Zahra Raja is reporting from Jerusalem for a Columbia University J School trip for a religion class and she attended prayers at Al-Aqsa in East Jerusalem last week and got a surprise. (Note that this is a J School trip that we blasted here a year back as ignoring the occupation; it has greatly improved).

In mosques all across the Muslim world, Friday sermons are concluded with fervent prayers for al-Aqsa, al-Quds and Filasteen, and its people and their liberation. They are met with the loudest ‘Ameen’ responses, some angry tears and at times, spontaneous chanting of slogans.
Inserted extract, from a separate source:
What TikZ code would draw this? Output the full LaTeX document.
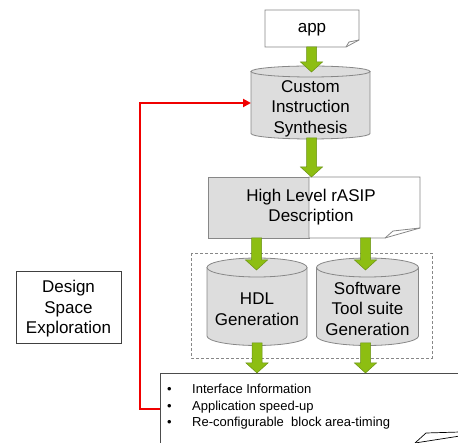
\documentclass[tikz,border=0pt]{standalone}
\usepackage{fontspec}
\setmainfont{Liberation Sans}
\usetikzlibrary{arrows.meta}

\definecolor{cylfill}{RGB}{221,221,221}
\definecolor{edge}{RGB}{135,135,135}
\definecolor{arrowgreen}{RGB}{141,190,18}
\definecolor{arrowedge}{RGB}{105,145,20}
\definecolor{loopred}{RGB}{240,0,0}

% vertical block arrow: #1 = centre x, #2 = top y, #3 = tip y
\newcommand\greenarrow[3]{%
  \filldraw[blockarrow]
    ({#1-5},#2) -- ({#1+5},#2) -- ({#1+5},{#3-10}) -- ({#1+11},{#3-10})
    -- (#1,#3) -- ({#1-11},{#3-10}) -- ({#1-5},{#3-10}) -- cycle;}

% cylinder: #1 = centre x, #2 = half width, #3 = top y, #4 = bottom y, #5 = cap half height
\newcommand\drumshape[5]{%
  \filldraw[cyl] ({#1-#2},#3) -- ({#1-#2},#4)
    arc[start angle=180,end angle=0,x radius=#2pt,y radius=#5pt] -- ({#1+#2},#3) -- cycle;
  \filldraw[cyl] (#1,#3) ellipse[x radius=#2pt,y radius=#5pt];}

\begin{document}
\begin{tikzpicture}[x=1pt,y=1pt,yscale=-1,
  txt/.style={align=center,inner sep=0pt,font=\fontsize{17}{20.5}\selectfont},
  itemtxt/.style={anchor=base west,inner sep=0pt,font=\fontsize{13}{16}\selectfont},
  cyl/.style={fill=cylfill,draw=edge,line width=0.8pt},
  boxline/.style={draw=edge,line width=0.8pt},
  blockarrow/.style={fill=arrowgreen,draw=arrowedge,line width=0.5pt},
  feedback/.style={draw=loopred,line width=2.2pt,-{Triangle[length=8pt,width=8pt]}}]
\useasboundingbox (0,0) rectangle (458,443);
\clip (0,0) rectangle (458,443);

% input document
\filldraw[boxline,fill=white] (265,10) -- (359,10) -- (359,40) -- (346,47) -- (265,47) -- cycle;
\draw[boxline] (346,47) -- (349,42) -- (359,40);
\node[txt,anchor=base] (app) at (312,33) {app};

% instruction synthesis
\drumshape{310.5}{59.5}{71.5}{133.5}{5.5}
\node[txt] (cis) at (310.5,108.5) {Custom\\Instruction\\Synthesis};
\coordinate (cisleft) at (251,103);

% high level description
\filldraw[boxline,fill=cylfill] (208,177) rectangle (309,238);
\filldraw[boxline,fill=white] (309,177) -- (420,177) -- (420,228) -- (385,238) -- (309,238) -- cycle;
\draw[boxline] (385,238) -- (393,231) -- (420,228);
\node[txt] (hl) at (311,207) {High Level rASIP\\Description};

% generation stage
\draw[edge,line width=0.8pt,dash pattern=on 3pt off 2pt] (191,253) rectangle (432,358);
\drumshape{257}{50}{267.5}{336}{9.5}
\node[txt] (hdl) at (257,309) {HDL\\Generation};
\drumshape{367.5}{51}{267.5}{336}{9.5}
\node[txt] (sw) at (367.5,308.5) {Software\\Tool suite\\Generation};

% results
\filldraw[draw=black!70,line width=0.8pt,fill=white] (160,373) rectangle (470,460);
\coordinate (fbleft) at (160,409);
\node[itemtxt] at (167,394) {•};
\node[itemtxt] (i1) at (192,394) {Interface Information};
\node[itemtxt] at (167,410.5) {•};
\node[itemtxt] (i2) at (192,410.5) {Application speed-up};
\node[itemtxt] at (167,426.5) {•};
\node[itemtxt] (i3) at (192,426.5) {Re-configurable\ \ block area-timing};
\draw[black,line width=0.7pt] (415,443) -- (426,433) -- (460,432);
\draw[black,line width=0.7pt] (415,443) -- (460,436);

% flow arrows
\greenarrow{311.5}{47}{72}
\greenarrow{311.5}{138}{177}
\greenarrow{256.5}{238}{270}
\greenarrow{365.5}{238}{270}
\greenarrow{257}{343}{373}
\greenarrow{365.5}{343}{373}

% exploration loop
\filldraw[draw=black!75,line width=0.8pt,fill=white] (16,271) rectangle (121,343);
\node[txt] (dse) at (68.5,309) {Design\\Space\\Exploration};
\draw[feedback] (fbleft) -- (140,409) |- (cisleft);
\end{tikzpicture}
\end{document}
It tops every list of prayer for the “oppressed brothers” in distant lands, followed closely by Iraq, Afghanistan, Chechnya, Kashmir, and others (as long as these causes stay in the supplications and out of the sermons).

Each Friday, congregants in the historic Qarawiyyin mosque in the Old City of Fez will gather in its courtyard at the end of the service to chant pro-Palestinian slogans; the imam will then emerge to hush the crowd and make a long, impassioned plea to God for the liberation of al-Aqsa, al-Quds, Filasteen and its people, and for a pilgrimage–just once–to the Holy Land.

Shaykh Ismail, as he is commonly known in Jerusalem, [the imam of al-Aqsa, Shaykh Ismail Nawahdeh] ended his sermon with the standard Arabic phrases of prayer, before carrying on to cover new prayer ground: the safety and success of the people of Tunisia, Egypt, Yemen, Bahrain, Saudi Arabia, Libya and the whole Arab nation.

For decades, the Muslim world in general and the Arab world in particular has responded to every ache, pain and wound of Aqsa, Jerusalem, Palestine and its people with deep concern and words of prayers, at least.

This Friday, the circle of concern was inverted and the direction of prayers reversed. After all, the Arab world has been turned upside down.